Gahadza-Scope has been in the offing since August of last year, and it looks like it’ll finally happen. Gahadza is another dark horse of a prospect, training out of a small gym in England, but he has peerless physical tools and a few surprisingly advanced aspects of his game. The winner of this fight should be on the cusp of a UFC offer. Speaking of England, Nunes-Askham is coming up on Saturday, and it should decide the top middleweight prospect in Europe, maybe in all of MMA. Askham is likely to be the favorite, but it’s a competitive fight, especially now that Nunes has started training with the crew at Allstars.
Finally, Michinori Tanaka is set to make his UFC debut against the perennially underrated Roland Delorme. Delorme will have a substantial edge in size, experience, and the overall depth of his skill sets, and I’d be surprised if Tanaka doesn’t drop to flyweight afterward.
Henry Cejudo pulled out of a planned Legacy title fight against UFC vet Damacio Page. This is the latest red flag in an MMA career that’s been full of them, and at this point there’s no reason to think that he’s ever going to dedicate himself to the sport. Speaking of Olympic wrestlers, there’s been no sign of Steve Mocco since his loss to Smealinho Rama back in February, and it’s looking more and more like he’s exploring other options. Tyrone Spong is out for the foreseeable future with a broken leg, and even when he does return it’s hard to see him focusing on MMA considering the kickboxing opportunities available to him in Glory.
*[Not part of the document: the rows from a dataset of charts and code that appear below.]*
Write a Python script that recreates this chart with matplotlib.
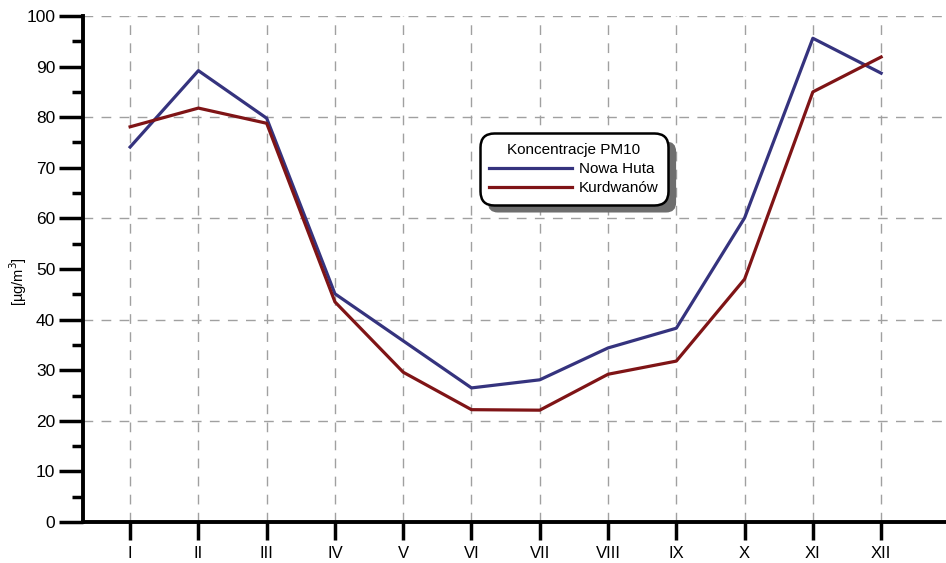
import matplotlib
matplotlib.use("Agg")
import matplotlib.pyplot as plt
from matplotlib.patches import FancyBboxPatch
from matplotlib.ticker import MultipleLocator

months = ["I", "II", "III", "IV", "V", "VI", "VII", "VIII", "IX", "X", "XI", "XII"]
nowa_huta = [74.1, 89.2, 79.8, 45.1, 35.8, 26.5, 28.1, 34.4, 38.3, 60.1, 95.6, 88.7]
kurdwanow = [78.1, 81.8, 78.8, 43.5, 29.6, 22.2, 22.1, 29.2, 31.8, 48.0, 85.0, 91.9]
legend_title = "Koncentracje PM10"
series_names = ["Nowa Huta", "Kurdwanów"]
ylabel = "[µg/m$^3$]"

plt.rcParams['font.family'] = ['Liberation Sans', 'DejaVu Sans']

fig = plt.figure(figsize=(9.46, 5.63), dpi=100)
ax = fig.add_axes([83/946, 41/563, 1 - 83/946, (522-16)/563])

x = list(range(1, len(months) + 1))
ax.plot(x, nowa_huta, color="#35337e", lw=2.3, label=series_names[0], zorder=3)
ax.plot(x, kurdwanow, color="#7f1416", lw=2.3, label=series_names[1], zorder=3)

ax.set_ylim(0, 100)
ax.set_xlim(0.31, 12.95)
ax.set_xticks(x)
ax.set_xticklabels(months, fontsize=12)
ax.yaxis.set_major_locator(MultipleLocator(10))
ax.yaxis.set_minor_locator(MultipleLocator(5))
ax.tick_params(axis='y', which='major', length=17, width=2.5, direction='out', labelsize=12.5, pad=3)
ax.tick_params(axis='y', which='minor', length=8, width=2.5, direction='out')
ax.tick_params(axis='x', which='major', length=13, width=2.5, direction='out', labelsize=12, pad=4)

for s in ['top', 'right']:
    ax.spines[s].set_visible(False)
for s in ['left', 'bottom']:
    ax.spines[s].set_linewidth(2.8)

for yy in [20, 40, 60, 80, 100]:
    ax.axhline(yy, color="#a0a0a0", lw=1, ls=(0, (7, 6)), zorder=1)
for xx in x:
    ax.axvline(xx, color="#a0a0a0", lw=1, ls=(0, (7, 6)), zorder=1)

fig.text(18/946, 1 - 282/563, ylabel, rotation=90, ha='center', va='center', fontsize=10.5)

leg = ax.legend(title=legend_title, loc='center', bbox_to_anchor=(574/946, 1 - 169/563),
                bbox_transform=fig.transFigure, fontsize=11, title_fontsize=11,
                handlelength=5.4, handletextpad=0.5, borderpad=0.6, labelspacing=0.35,
                fancybox=True, framealpha=1, edgecolor='black')
leg.get_frame().set_linewidth(1.8)
leg.get_frame().set_boxstyle("round,pad=0,rounding_size=0.9")
leg.set_zorder(10)

fig.canvas.draw()
bb = leg.get_window_extent()
off = 8
shadow = FancyBboxPatch((bb.x0 + off, bb.y0 - off), bb.width, bb.height,
                        boxstyle="round,pad=0,rounding_size=10",
                        transform=None, facecolor="#6e6e6e", edgecolor='none',
                        zorder=9, clip_on=False)
ax.add_artist(shadow)

fig.savefig("out.png", dpi=100)
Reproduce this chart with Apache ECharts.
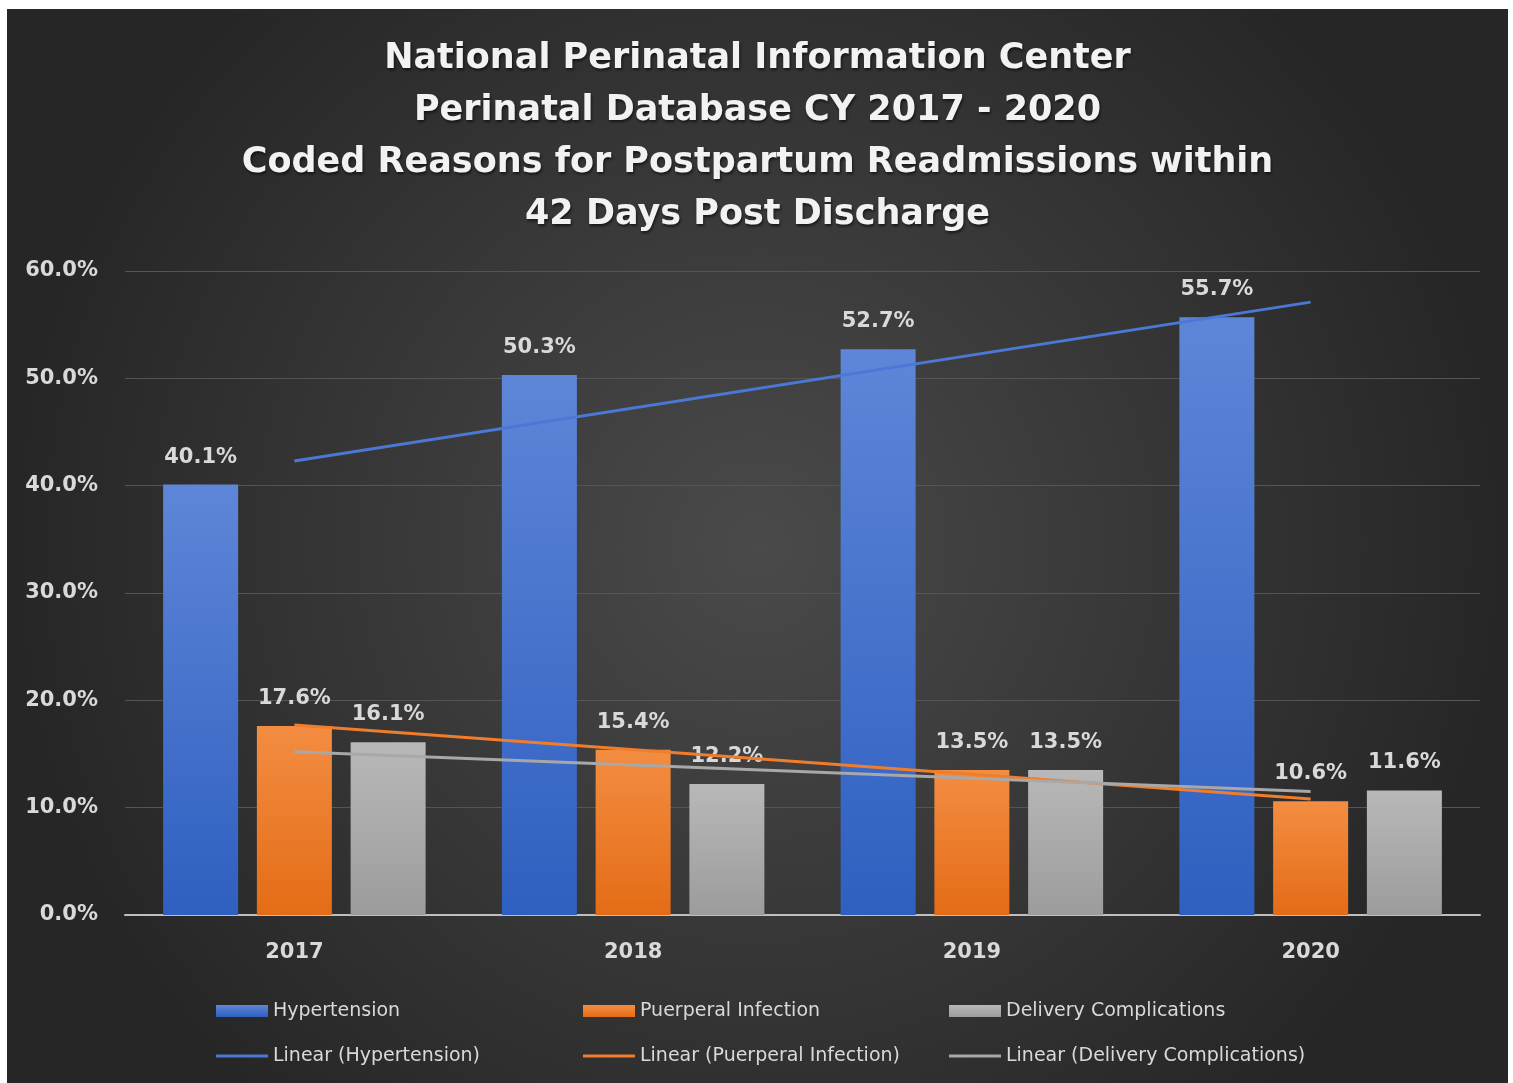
<!DOCTYPE html>
<html>
<head>
<meta charset="utf-8">
<script src="https://cdn.jsdelivr.net/npm/echarts@6/dist/echarts.min.js"></script>
<style>
  html, body { margin: 0; padding: 0; background: #ffffff; }
  #chart { position: absolute; left: 7px; top: 9px; width: 1501px; height: 1074px; }
</style>
</head>
<body>
<div id="chart"></div>
<script>
// data
const years = ['2017', '2018', '2019', '2020'];
const hypertension = [40.1, 50.3, 52.7, 55.7];
const puerperal = [17.6, 15.4, 13.5, 10.6];
const delivery = [16.1, 12.2, 13.5, 11.6];
// trendline end points (first and last year)
const trendHyp = [42.3, null, null, 57.1];
const trendPue = [17.7, null, null, 10.8];
const trendDel = [15.2, null, null, 11.5];
const yTicks = [0, 10, 20, 30, 40, 50, 60];

const FONT = '"DejaVu Sans", sans-serif';
const LABEL = '#d9d9d9';
const LINE_ICON = 'path://M0,0h60v3.5h-60z';

const grad = (top, bottom) => new echarts.graphic.LinearGradient(0, 0, 0, 1, [
  { offset: 0, color: top },
  { offset: 1, color: bottom }
]);

const barLabel = {
  show: true,
  position: 'top',
  distance: 17,
  color: LABEL,
  fontFamily: FONT,
  fontSize: 21,
  fontWeight: 'bold',
  formatter: p => p.value.toFixed(1) + '%'
};

const barSeries = (name, data, top, bottom) => ({
  name: name,
  type: 'bar',
  data: data,
  barWidth: 75,
  barGap: '25%',
  itemStyle: { color: grad(top, bottom) },
  label: barLabel
});

const trendSeries = (name, data, color) => ({
  name: name,
  type: 'line',
  data: data,
  connectNulls: true,
  symbol: 'none',
  silent: true,
  z: 3,
  lineStyle: { color: color, width: 3 },
  itemStyle: { color: color }
});

const legendCol = (left, names) => ({
  orient: 'vertical',
  left: left,
  top: 990,
  padding: 0,
  itemGap: 21,
  itemWidth: 52,
  itemHeight: 12,
  icon: 'rect',
  data: names,
  textStyle: { color: LABEL, fontFamily: FONT, fontSize: 19, lineHeight: 24 }
});

const chart = echarts.init(document.getElementById('chart'));
chart.setOption({
  backgroundColor: new echarts.graphic.RadialGradient(0.5, 0.5, 0.7, [
    { offset: 0, color: '#4a4a4a' },
    { offset: 1, color: '#262626' }
  ]),
  animation: false,
  title: {
    text: 'National Perinatal Information Center\nPerinatal Database CY 2017 - 2020\nCoded Reasons for Postpartum Readmissions within\n42 Days Post Discharge',
    left: 'center',
    top: 19,
    textStyle: {
      color: '#f2f2f2',
      fontFamily: FONT,
      fontSize: 35,
      fontWeight: 'bold',
      lineHeight: 52,
      textShadowColor: 'rgba(0,0,0,0.6)',
      textShadowBlur: 3,
      textShadowOffsetX: 1,
      textShadowOffsetY: 2
    }
  },
  legend: [
    legendCol(209, ['Hypertension', { name: 'Linear (Hypertension)', icon: LINE_ICON }]),
    legendCol(576, ['Puerperal Infection', { name: 'Linear (Puerperal Infection)', icon: LINE_ICON }]),
    legendCol(942, ['Delivery Complications', { name: 'Linear (Delivery Complications)', icon: LINE_ICON }])
  ],
  grid: { left: 118, right: 28, top: 262, bottom: 168 },
  xAxis: {
    type: 'category',
    data: years,
    axisTick: { show: false },
    axisLine: { lineStyle: { color: '#bfbfbf', width: 2 } },
    axisLabel: { color: LABEL, fontFamily: FONT, fontSize: 21, fontWeight: 'bold', margin: 27 }
  },
  yAxis: {
    type: 'value',
    min: yTicks[0],
    max: yTicks[yTicks.length - 1],
    interval: 10,
    axisLine: { show: false },
    axisTick: { show: false },
    splitLine: { lineStyle: { color: '#555555', width: 1 } },
    axisLabel: {
      color: LABEL, fontFamily: FONT, fontSize: 21, fontWeight: 'bold', margin: 27,
      formatter: v => v.toFixed(1) + '%'
    }
  },
  series: [
    barSeries('Hypertension', hypertension, '#5e86d8', '#2f5fc0'),
    barSeries('Puerperal Infection', puerperal, '#f38d42', '#e46c16'),
    barSeries('Delivery Complications', delivery, '#b8b8b8', '#9c9c9c'),
    trendSeries('Linear (Hypertension)', trendHyp, '#4a78d4'),
    trendSeries('Linear (Puerperal Infection)', trendPue, '#ef7d2c'),
    trendSeries('Linear (Delivery Complications)', trendDel, '#a8a8a8')
  ]
});
</script>
</body>
</html>
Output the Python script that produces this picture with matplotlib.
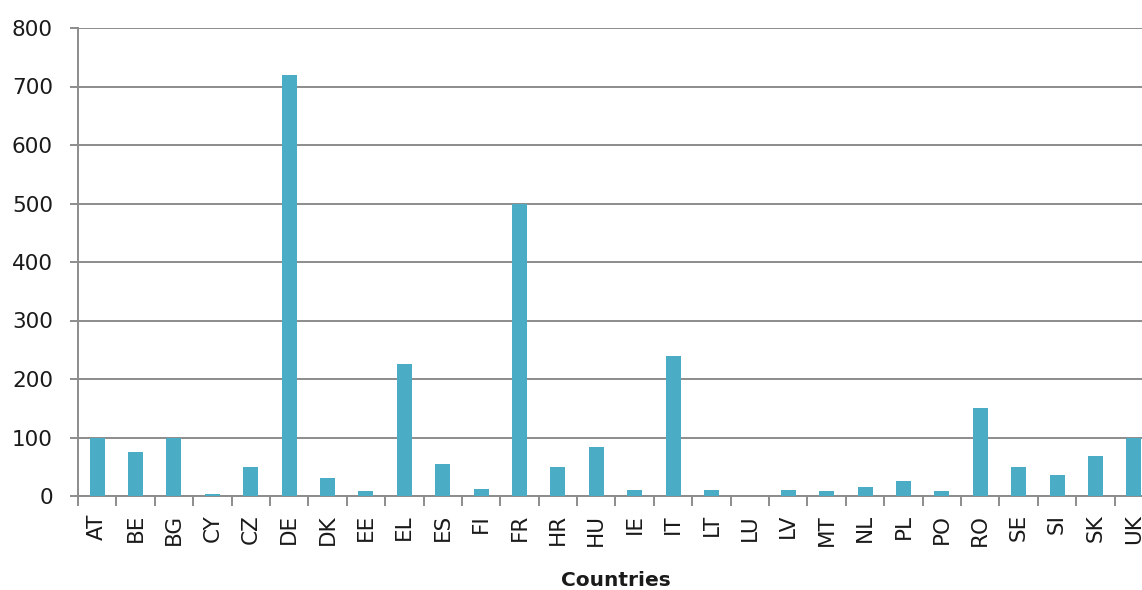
import matplotlib
matplotlib.use("Agg")
import matplotlib.pyplot as plt
import numpy as np

countries = ["AT", "BE", "BG", "CY", "CZ", "DE", "DK", "EE", "EL", "ES", "FI", "FR",
             "HR", "HU", "IE", "IT", "LT", "LU", "LV", "MT", "NL", "PL", "PO", "RO",
             "SE", "SI", "SK", "UK"]
values = [100, 75, 100, 4, 50, 720, 30, 8, 225, 55, 12, 500,
          50, 83, 11, 240, 11, 0, 11, 8, 15, 26, 8, 150,
          50, 36, 68, 100]
y_ticks = [0, 100, 200, 300, 400, 500, 600, 700, 800]

W, H = 1142, 590
fig = plt.figure(figsize=(W / 100, H / 100), dpi=100)
ax = fig.add_axes([78 / W, 1 - 496 / H, (1153 - 78) / W, (496 - 28) / H])

grid_col = "#8c8c8c"
text_col = "#1a1a1a"
x = np.arange(len(countries))
ax.bar(x, values, width=0.39, color="#4BACC6", zorder=3)

ax.set_xlim(-0.5, len(countries) - 0.5)
ax.set_ylim(0, 800)
ax.set_yticks(y_ticks)
ax.yaxis.grid(True, color=grid_col, linewidth=1.4, zorder=0)

ax.set_xticks(x)
ax.set_xticklabels(countries, rotation=90, fontsize=15.5, family="DejaVu Sans",
                   color=text_col)
ax.tick_params(axis="x", length=0, pad=13)
ax.set_xticks(np.arange(len(countries) + 1) - 0.5, minor=True)
ax.tick_params(axis="x", which="minor", length=7, width=1.4, color=grid_col)

ax.tick_params(axis="y", length=6, width=1.4, color=grid_col, pad=12,
               labelsize=15.5, labelcolor=text_col)
for lbl in ax.get_yticklabels():
    lbl.set_family("DejaVu Sans")

for side in ["top", "right"]:
    ax.spines[side].set_visible(False)
for side in ["left", "bottom"]:
    ax.spines[side].set_color(grid_col)
    ax.spines[side].set_linewidth(1.4)

ax.set_xlabel("Countries", fontsize=14.5, fontweight="bold", family="DejaVu Sans",
              color=text_col, labelpad=18)

fig.savefig("out.png", dpi=100)
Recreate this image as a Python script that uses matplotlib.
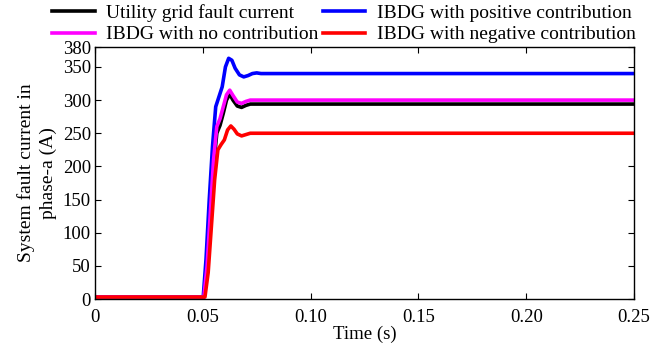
import matplotlib
matplotlib.use("Agg")
import matplotlib.pyplot as plt

plt.rcParams['font.family'] = ['Liberation Serif', 'DejaVu Serif']
plt.rcParams['mathtext.fontset'] = 'stix'

# --- data ---
t_black = [0, 0.0505, 0.052, 0.0535, 0.055, 0.0565, 0.058, 0.0595, 0.061, 0.0625, 0.064, 0.066, 0.068, 0.070, 0.072, 0.25]
i_black = [3, 3, 45, 120, 200, 250, 262, 280, 300, 309, 300, 291, 289, 292, 294, 294]

t_blue = [0, 0.0502, 0.0515, 0.053, 0.0545, 0.056, 0.0575, 0.059, 0.0605, 0.062, 0.0635, 0.065, 0.067, 0.069, 0.071, 0.073, 0.075, 0.077, 0.25]
i_blue = [3, 3, 60, 150, 230, 290, 305, 320, 350, 363, 360, 348, 338, 335, 337, 340, 341, 340, 340]

t_mag = [0, 0.0505, 0.052, 0.0535, 0.055, 0.0565, 0.058, 0.0595, 0.061, 0.0625, 0.064, 0.066, 0.068, 0.070, 0.072, 0.25]
i_mag = [3, 3, 50, 130, 210, 260, 272, 290, 308, 315, 307, 297, 295, 298, 300, 300]

t_red = [0, 0.051, 0.0525, 0.054, 0.0555, 0.057, 0.0585, 0.060, 0.0615, 0.063, 0.0645, 0.066, 0.068, 0.070, 0.072, 0.25]
i_red = [3, 3, 40, 110, 180, 225, 233, 240, 255, 261, 256, 249, 246, 248, 250, 250]

xticks = [0, 0.05, 0.10, 0.15, 0.20, 0.25]
xlabels = ['0', '0.05', '0.10', '0.15', '0.20', '0.25']
yticks = [0, 50, 100, 150, 200, 250, 300, 350, 380]

fs = 13.5
fig = plt.figure(figsize=(6.55, 3.51), dpi=100)
ax = fig.add_axes([0.145, 0.148, 0.823, 0.718])

lw = 2.6
l1, = ax.plot(t_black, i_black, color='black', lw=lw, label='Utility grid fault current')
l2, = ax.plot(t_blue, i_blue, color='blue', lw=lw, label='IBDG with positive contribution')
l3, = ax.plot(t_mag, i_mag, color='magenta', lw=lw, label='IBDG with no contribution')
l4, = ax.plot(t_red, i_red, color='red', lw=lw, label='IBDG with negative contribution')

ax.set_xlim(0, 0.25)
ax.set_ylim(0, 380)
ax.set_xticks(xticks)
ax.set_xticklabels(xlabels)
ax.set_yticks(yticks)
ax.tick_params(direction='in', top=True, right=True, labelsize=fs, length=4)
ax.tick_params(axis='x', pad=7)
ax.tick_params(axis='y', pad=3)
for s in ax.spines.values():
    s.set_linewidth(1.0)

ax.set_xlabel('Time (s)', fontsize=fs, labelpad=0)
ax.set_ylabel('System fault current in\nphase-a (A)', fontsize=14, labelpad=4, linespacing=1.35)

fig.legend(handles=[l1, l3, l2, l4], ncol=2, frameon=False, fontsize=14,
           loc='upper left', bbox_to_anchor=(52 / 655, 1 - 4 / 351),
           handlelength=2.2, handletextpad=0.6, columnspacing=0.2,
           labelspacing=0.2, borderaxespad=0, borderpad=0)

fig.savefig('out.png', dpi=100)
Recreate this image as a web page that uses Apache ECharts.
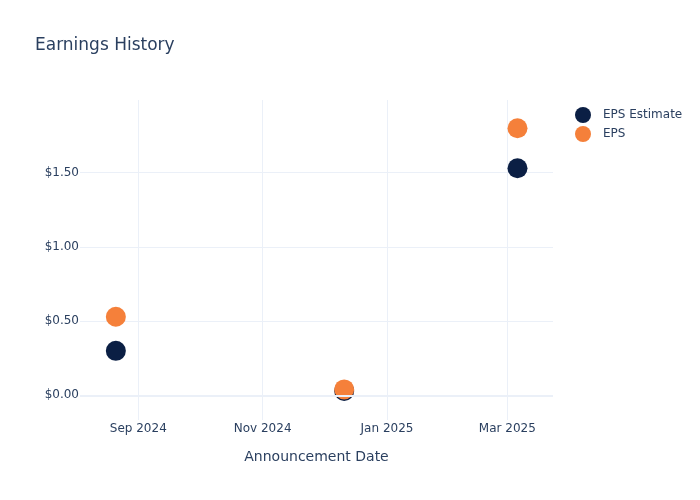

Ramazan Emeev hasn’t fought since last year, and has had a number of scheduled bouts fall through, but hopefully we’ll see him back in action before too long; ditto for Marif Piraev. The uber-talented Mansour Barnaoui has also fallen off the radar since beating UFC vet Colin Fletcher back in December, but I’d give it a few more months before starting to worry. He’s a young guy with a bunch of other interests, and I think we’ll see him fighting again before the end of the year.